Mientras el presidente Obama busca aprobación del Congreso y apoyo nacional e internacional para una acción en Siria, haría bien en recordar las luchas que tuvo que enfrentar Roosevelt y tener paciencia. Roosevelt, sus amigos y gran parte del pueblo estadounidense reconoció que los intereses nacionales y la seguridad del país se protegerían mejor con una intervención en la guerra mundial. En el fondo, tenían razón. Mucha gente se sintió frustrada, exasperada, y profundamente asustada de que el presidente no desistiera de sus deseos de mandar a la nación a la guerra cuando el pueblo aún no estaba preparado para eso. Pero Roosevelt sostenía el idealismo de que necesitaba ganar un fuerte apoyo popular antes de emprender el ataque contra cualquier otro país.
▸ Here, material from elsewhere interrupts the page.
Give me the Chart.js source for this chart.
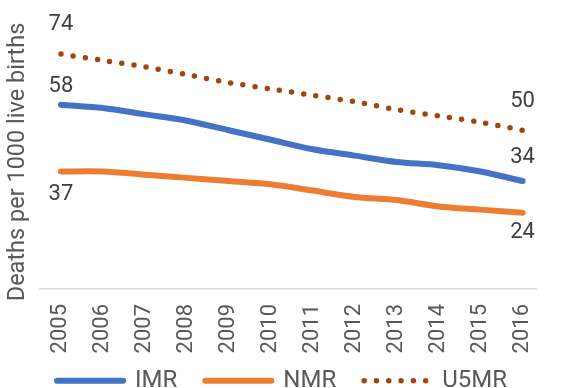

No era solo cuestión de llenar los requerimientos constitucionales: era respecto del tipo de país que los Estados Unidos eran entoces y deberían seguir siendo.

En una carta escrita durante este período a su amiga Helen Reid, Roosevelt articulaba el núcleo de sus creencias. “Gobiernos como el nuestro no pueden cambiar de posición ni tan radicalmente ni tan rápido”, escribió. “Solo puedenn moverse merced a las ideas y el deseo de la gran mayoría de nuestro pueblo. (…) De otro modo, la propia raìz de nuestra democracias (…) se encontraría en peligro de desintegración”. El deseo de lucha del pueblo se encuentra en el mismísimo corazón de la nación estadounidense. En los años que han pasado desde la última vez que el Congreso declaró la guerra, hemos permitido a los presidentes, con enorme lasitud, ignorar la fuerza primordial de la república con terribles consecuencias. Entonces como hoy el pueblo estadounidense sigue siendo el último árbitro y el único que decide cuándo nuestro país debe ir a la guerra.